The problem is that when larger numbers of people live together, society gets complicated. We find ourselves reliant on many strangers for a lot of our needs – our food, shelter, education, entertainment, general well-being. And our networks of mutual need become so big and complicated that it stresses us to maintain them.
We experience stress, irritation, and pain that separates us from each other. We need to accumulate far beyond our personal needs when our society depends on each of us supplying the needs of others. The need to accumulate all-too-easily tips over into greed, which is at the root of so many destructive human behaviours.
Yet sometimes, we learn to rely too much on others to look after our neighbours who are in great material need. That's the lesson I take from the modern parable of the homeless pastor. When you expect an institution – whether the church, a charity, or a government welfare program – to care for the poor, you can erase your pangs of guilt when you look in the face of people who ask you for help but still look through them. |
But civil laws don’t restore the original equality all people shared in simpler social structures, when each of us could provide for our own needs with our own efforts. Far from it.

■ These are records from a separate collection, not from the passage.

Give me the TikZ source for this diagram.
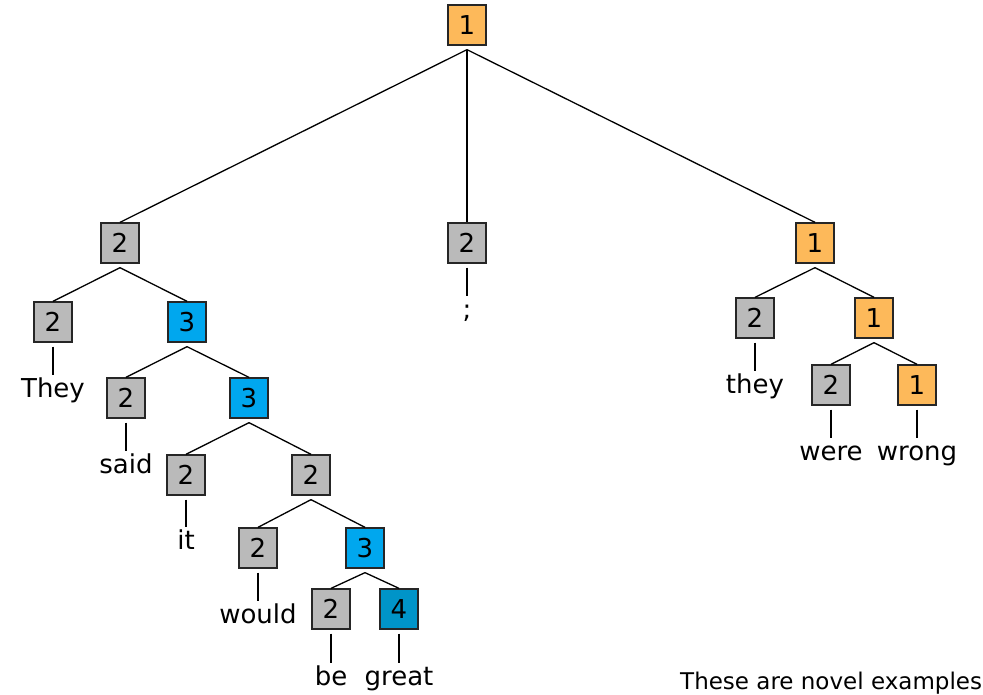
\documentclass[tikz,border=0pt]{standalone}
\usepackage{fontspec}
\setmainfont{DejaVu Sans}
\definecolor{sentpos}{RGB}{253,185,90}
\definecolor{sentneu}{RGB}{186,186,186}
\definecolor{sentneg}{RGB}{0,167,238}
\definecolor{sentvneg}{RGB}{0,148,200}
\begin{document}
\begin{tikzpicture}[x=1pt,y=-1pt,
  tbox/.style={draw=black!85, line width=1.3pt, minimum width=38pt,
    minimum height=40pt, inner sep=0pt, font=\fontsize{26}{28}\selectfont},
  spos/.style={tbox, fill=sentpos},
  sneu/.style={tbox, fill=sentneu},
  sneg/.style={tbox, fill=sentneg},
  svneg/.style={tbox, fill=sentvneg},
  word/.style={anchor=base, inner sep=0pt, text height=22pt,
    font=\fontsize{26}{28}\selectfont},
  branch/.style={line width=1.3pt, black}]
\useasboundingbox (0,0) rectangle (983,695);

% internal nodes
\node[spos]  (r)    at (467,25)  {1};
\node[sneu]  (a)    at (120,243) {2};
\node[sneu]  (b)    at (467,243) {2};
\node[spos]  (c)    at (815,243) {1};
\node[sneu]  (a1)   at (53,322)  {2};
\node[sneg]  (a2)   at (187,322) {3};
\node[sneu]  (a21)  at (126,398) {2};
\node[sneg]  (a22)  at (249,398) {3};
\node[sneu]  (a221) at (186,475) {2};
\node[sneu]  (a222) at (311,475) {2};
\node[sneu]  (a2221) at (258,548) {2};
\node[sneg]  (a2222) at (365,548) {3};
\node[sneu]  (be)   at (331,609) {2};
\node[svneg] (gr)   at (399,609) {4};
\node[sneu]  (c1)   at (755,318) {2};
\node[spos]  (c2)   at (874,318) {1};
\node[sneu]  (c21)  at (831,385) {2};
\node[spos]  (c22)  at (917,385) {1};

% words
\node[word] (wThey)  at (53,397)  {They};
\node[word] (wsaid)  at (126,473) {said};
\node[word] (wit)    at (186,549) {it};
\node[word] (wwould) at (258,623) {would};
\node[word] (wbe)    at (331,685) {be};
\node[word] (wgreat) at (399,685) {great};
\node[word] (wsemi)  at (467,318) {;};
\node[word] (wthey)  at (755,393) {they};
\node[word] (wwere)  at (831,460) {were};
\node[word] (wwrong) at (917,460) {wrong};

% branches
\foreach \p/\q in {r/a, r/b, r/c, a/a1, a/a2, a2/a21, a2/a22, a22/a221,
    a22/a222, a222/a2221, a222/a2222, a2222/be, a2222/gr, c/c1, c/c2,
    c2/c21, c2/c22}
  \draw[branch] ([yshift=-4pt]\p.south) -- (\q.north);

% leaves
\foreach \p/\q in {a1/wThey, a21/wsaid, a221/wit, a2221/wwould, be/wbe,
    gr/wgreat, b/wsemi, c1/wthey, c21/wwere, c22/wwrong}
  \draw[branch] ([yshift=-4pt]\p.south) -- (\q.north);

\node[anchor=base west, inner sep=0pt, font=\fontsize{23}{25}\selectfont]
  (cap) at (680,689) {These are novel examples};
\end{tikzpicture}
\end{document}
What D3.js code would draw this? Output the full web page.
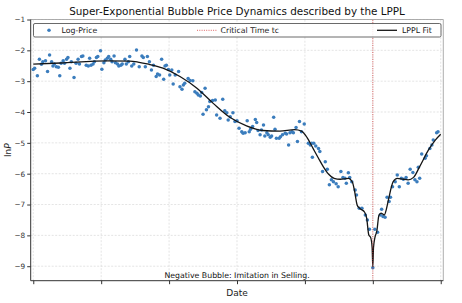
<!DOCTYPE html>
<html>
<head>
<meta charset="utf-8">
<script src="https://cdn.jsdelivr.net/npm/d3@7"></script>
<style>
  body { margin: 0; background: #fff; }
  svg { font-family: "DejaVu Sans", sans-serif; }
</style>
</head>
<body>
<div id="viz_container"></div>
<script>
// observed log-price (days since start, ln P)
const priceDays = [
  0, 2, 6, 9, 12, 14, 18, 21, 24, 27, 29, 31, 34, 37, 39, 41, 44, 46, 49, 51,
  54, 56, 60, 63, 66, 68, 71, 73, 78, 81, 83, 85, 88, 90, 93, 95, 99, 101, 104, 106,
  109, 111, 114, 116, 119, 121, 124, 126, 129, 131, 135, 137, 140, 142, 145, 148, 152,
  156, 160, 162, 165, 168, 171, 174, 177, 181, 183, 186, 189, 192, 194, 196, 199, 201,
  204, 206, 209, 214, 216, 219, 221, 223, 228, 231, 235, 238, 241, 243, 246, 248, 250,
  253, 255, 258, 260, 264, 268, 270, 275, 279, 282, 285, 287, 290, 294, 297, 300, 303,
  307, 309, 312, 315, 318, 320, 323, 327, 329, 331, 334, 336, 339, 341, 344, 346, 349,
  351, 354, 356, 358, 362, 364, 367, 371, 373, 376, 378, 381, 383, 387, 389, 392, 395,
  399, 405, 408, 410, 411, 413, 416, 420, 422, 426, 430, 433, 436, 439, 442, 446, 449,
  453, 456, 459, 461, 464, 466, 469, 474, 476, 480, 484, 489, 492, 495, 500,
  503, 507, 511, 513, 515, 518, 521, 524, 526, 529, 533, 536, 539, 542, 545, 549, 552,
  555, 559, 562, 565, 567, 569, 572, 577, 579, 584, 587, 589, 594, 596
];
const priceLn = [
  -2.62, -2.58, -2.82, -2.29, -2.45, -2.37, -2.34, -2.69, -2.15, -2.37, -2.51, -2.44, -2.53, -2.55, -2.82, -2.42, -2.34, -2.42, -2.29, -2.23,
  -2.58, -2.37, -2.88, -2.42, -2.29, -2.44, -2.20, -2.18, -2.48, -2.51, -2.26, -2.48, -2.44, -2.37, -2.23, -2.20, -2.01, -2.61, -2.40, -2.31,
  -2.26, -2.20, -2.29, -2.37, -2.18, -2.40, -2.44, -2.51, -2.48, -2.44, -2.29, -2.44, -2.37, -2.20, -2.51, -2.44, -1.99,
  -2.53, -2.18, -2.23, -2.53, -2.20, -2.37, -2.64, -2.48, -2.85, -2.77, -2.80, -2.29, -2.94, -2.51, -2.48, -2.62, -2.80,
  -2.64, -3.09, -2.80, -2.69, -3.18, -3.26, -3.12, -3.07, -2.91, -2.98, -2.99, -3.34, -3.39, -3.45, -3.48, -3.37, -4.07,
  -3.23, -3.93, -3.83, -3.66, -3.63, -3.61, -4.10, -4.20, -3.59, -3.96, -4.02, -4.26, -4.15, -4.02, -4.31, -4.28, -4.53,
  -4.64, -4.69, -4.67, -4.28, -4.64, -4.56, -4.47, -4.24, -4.34, -4.60, -4.74, -4.58, -4.42, -4.78, -4.67, -4.74, -4.82,
  -4.78, -4.17, -4.56, -4.85, -4.85, -4.80, -4.74, -4.69, -4.71, -5.07, -4.67, -4.64, -4.67, -4.50, -4.96, -4.31, -4.64,
  -4.39, -5.01, -5.07, -5.01, -5.47, -5.01, -5.10, -5.18, -5.28, -5.93, -5.61, -5.86, -6.36, -6.20, -6.26, -6.33, -6.42,
  -5.93, -6.12, -6.15, -6.31, -5.97, -6.12, -6.26, -6.53, -6.69, -7.12, -7.12, -7.34, -7.50, -7.80, -9.05,
  -7.80, -7.90, -7.34, -7.15, -7.39, -7.41, -6.76, -6.90, -6.76, -6.42, -6.26, -6.04, -6.42, -6.15, -6.18, -6.12, -6.31,
  -5.86, -5.96, -6.20, -6.26, -5.79, -6.15, -5.36, -5.50, -5.42, -5.18, -5.07, -4.91, -4.67, -4.64
];

// LPPL fit curve
const fitDays = [
  0, 40, 110, 142, 154, 170, 191, 216, 241, 265, 290, 314, 338, 363, 385, 395, 403, 412, 420, 427,
  435, 443, 452, 464, 470, 473, 477, 481, 488, 491, 494, 497, 499, 500, 501, 503, 506, 509, 512, 517,
  520, 523, 530, 536, 545, 552, 560, 569, 582, 592, 600
];
const fitLn = [
  -2.45, -2.41, -2.34, -2.35, -2.38, -2.45, -2.58, -2.85, -3.23, -3.72, -4.18, -4.45, -4.60, -4.62, -4.57, -4.62, -4.82, -5.18, -5.50, -5.77,
  -6.02, -6.15, -6.18, -6.15, -6.28, -6.55, -7.02, -7.13, -7.25, -7.45, -7.98, -8.08, -8.40, -9.02, -8.40, -8.08, -7.85, -7.35, -7.28, -7.34,
  -7.15, -6.85, -6.26, -6.15, -6.18, -6.20, -6.12, -5.77, -5.23, -4.91, -4.72
];

const criticalDay = 500;
const xTicks = [0, 100, 200, 300, 400, 500, 600];
const yTicks = [-1, -2, -3, -4, -5, -6, -7, -8, -9];

const width = 462, height = 303;
const margin = { top: 19.5, right: 18.7, bottom: 22.3, left: 30.7 };

const svg = d3.select("#viz_container")
    .append("svg")
    .attr("width", width)
    .attr("height", height);

const x = d3.scaleLinear()
    .domain([-3.8, 603.8])
    .range([margin.left, width - margin.right]);

const y = d3.scaleLinear()
    .domain([-9.47, -1])
    .range([height - margin.bottom, margin.top]);

// grid
svg.append("g")
    .selectAll("line")
    .data(xTicks)
    .join("line")
    .attr("x1", d => x(d)).attr("x2", d => x(d))
    .attr("y1", y.range()[0]).attr("y2", y.range()[1])
    .attr("stroke", "#d2d2d2").attr("stroke-width", 0.6)
    .attr("stroke-dasharray", "2,1.5");

svg.append("g")
    .selectAll("line")
    .data(yTicks)
    .join("line")
    .attr("y1", d => y(d)).attr("y2", d => y(d))
    .attr("x1", x.range()[0]).attr("x2", x.range()[1])
    .attr("stroke", "#d2d2d2").attr("stroke-width", 0.6)
    .attr("stroke-dasharray", "2,1.5");

// scatter
const pts = priceDays.map((d, i) => ({ t: d, v: priceLn[i] }));
svg.append("g")
    .selectAll("circle")
    .data(pts)
    .join("circle")
    .attr("cx", d => x(d.t))
    .attr("cy", d => y(d.v))
    .attr("r", 1.75)
    .attr("fill", "#3b7dbd");

// fit
const fit = fitDays.map((d, i) => ({ t: d, v: fitLn[i] }));
svg.append("path")
    .datum(fit)
    .attr("fill", "none")
    .attr("stroke", "#151515")
    .attr("stroke-width", 1.3)
    .attr("d", d3.line().x(d => x(d.t)).y(d => y(d.v)).curve(d3.curveMonotoneX));

// critical time
svg.append("line")
    .attr("x1", x(criticalDay)).attr("x2", x(criticalDay))
    .attr("y1", y.range()[0]).attr("y2", y.range()[1])
    .attr("stroke", "#d43b3b").attr("stroke-width", 0.8)
    .attr("stroke-dasharray", "1,1.3");

// axes
svg.append("g")
    .attr("transform", `translate(0, ${height - margin.bottom})`)
    .call(d3.axisBottom(x).tickValues(xTicks).tickFormat("").tickSize(3.5))
    .call(g => g.select(".domain").remove())
    .call(g => g.selectAll("line").attr("stroke", "#333"));

svg.append("g")
    .attr("transform", `translate(${margin.left}, 0)`)
    .call(d3.axisLeft(y).tickValues(yTicks).tickFormat(d => "\u2212" + Math.abs(d)).tickSize(3.5).tickPadding(2))
    .call(g => g.select(".domain").remove())
    .call(g => g.selectAll("line").attr("stroke", "#333"))
    .call(g => g.selectAll("text").attr("font-size", 7.3).attr("fill", "#333")
        .attr("font-family", "DejaVu Sans"));

// spines
const [x0, x1] = x.range(), [y0, y1] = y.range();
svg.append("line").attr("x1", x0).attr("x2", x1).attr("y1", y1).attr("y2", y1).attr("stroke", "#999").attr("stroke-width", 0.8);
svg.append("line").attr("x1", x1).attr("x2", x1).attr("y1", y1).attr("y2", y0).attr("stroke", "#999").attr("stroke-width", 0.8);
svg.append("line").attr("x1", x0).attr("x2", x0).attr("y1", y1).attr("y2", y0).attr("stroke", "#333").attr("stroke-width", 1);
svg.append("line").attr("x1", x0).attr("x2", x1).attr("y1", y0).attr("y2", y0).attr("stroke", "#333").attr("stroke-width", 1);

// legend
const leg = svg.append("g");
leg.append("rect")
    .attr("x", 33.5).attr("y", 23.5).attr("width", 407.5).attr("height", 13.5)
    .attr("rx", 1.5)
    .attr("fill", "#fff").attr("fill-opacity", 0.85)
    .attr("stroke", "#444").attr("stroke-width", 0.8);
leg.append("circle").attr("cx", 49).attr("cy", 30.3).attr("r", 1.75).attr("fill", "#3b7dbd");
leg.append("line").attr("x1", 197).attr("x2", 217).attr("y1", 30.3).attr("y2", 30.3)
    .attr("stroke", "#d43b3b").attr("stroke-width", 0.8).attr("stroke-dasharray", "1,1.3");
leg.append("line").attr("x1", 377).attr("x2", 397).attr("y1", 30.3).attr("y2", 30.3)
    .attr("stroke", "#151515").attr("stroke-width", 1.3);
leg.selectAll("text")
    .data([["Log-Price", 61.5], ["Critical Time tc", 220.5], ["LPPL Fit", 402]])
    .join("text")
    .attr("x", d => d[1]).attr("y", 33.2)
    .attr("font-size", 7.8).attr("fill", "#222")
    .text(d => d[0]);

// titles
svg.append("text")
    .attr("x", (x0 + x1) / 2).attr("y", 14.5)
    .attr("text-anchor", "middle").attr("font-size", 10.4).attr("fill", "#111")
    .text("Super-Exponential Bubble Price Dynamics described by the LPPL");

svg.append("text")
    .attr("x", (x0 + x1) / 2).attr("y", 296)
    .attr("text-anchor", "middle").attr("font-size", 9).attr("fill", "#222")
    .text("Date");

const yl = svg.append("text")
    .attr("transform", `translate(10.5, ${(y0 + y1) / 2}) rotate(-90)`)
    .attr("text-anchor", "middle").attr("font-size", 9).attr("fill", "#222");
yl.append("tspan").text("ln");
yl.append("tspan").attr("font-style", "italic").text("P");

svg.append("text")
    .attr("x", (x0 + x1) / 2).attr("y", 278)
    .attr("text-anchor", "middle").attr("font-size", 7.8).attr("fill", "#111")
    .text("Negative Bubble: Imitation in Selling.");
</script>
</body>
</html>
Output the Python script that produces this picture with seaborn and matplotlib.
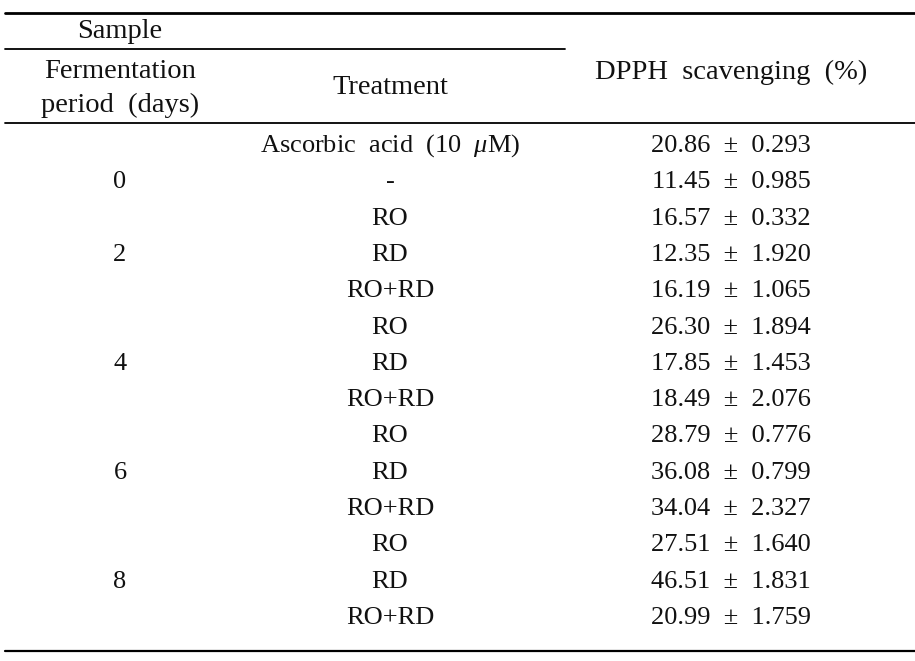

Laws lock in some specific regime of inequality. Maybe it would be the state of political and social affairs at the time of an institution’s birth. Maybe a community would refine their legal institutions and regulations over time to become more equal, more fair. To redress past wrongs and build a better future for everybody.
Of course, political pressures of all kinds could push changes in those laws to fuel inequality, stall social mobility, lock in systematic inequities, discriminations, and humiliations. It feels like that’s the trend of the last few decades.
But that law is still the law. It can never restore the genuine equality of a totally self-sufficient population because it can never simplify society to flatten away all those differences and new needs that arise from the complexity of just a few hundred humans living together.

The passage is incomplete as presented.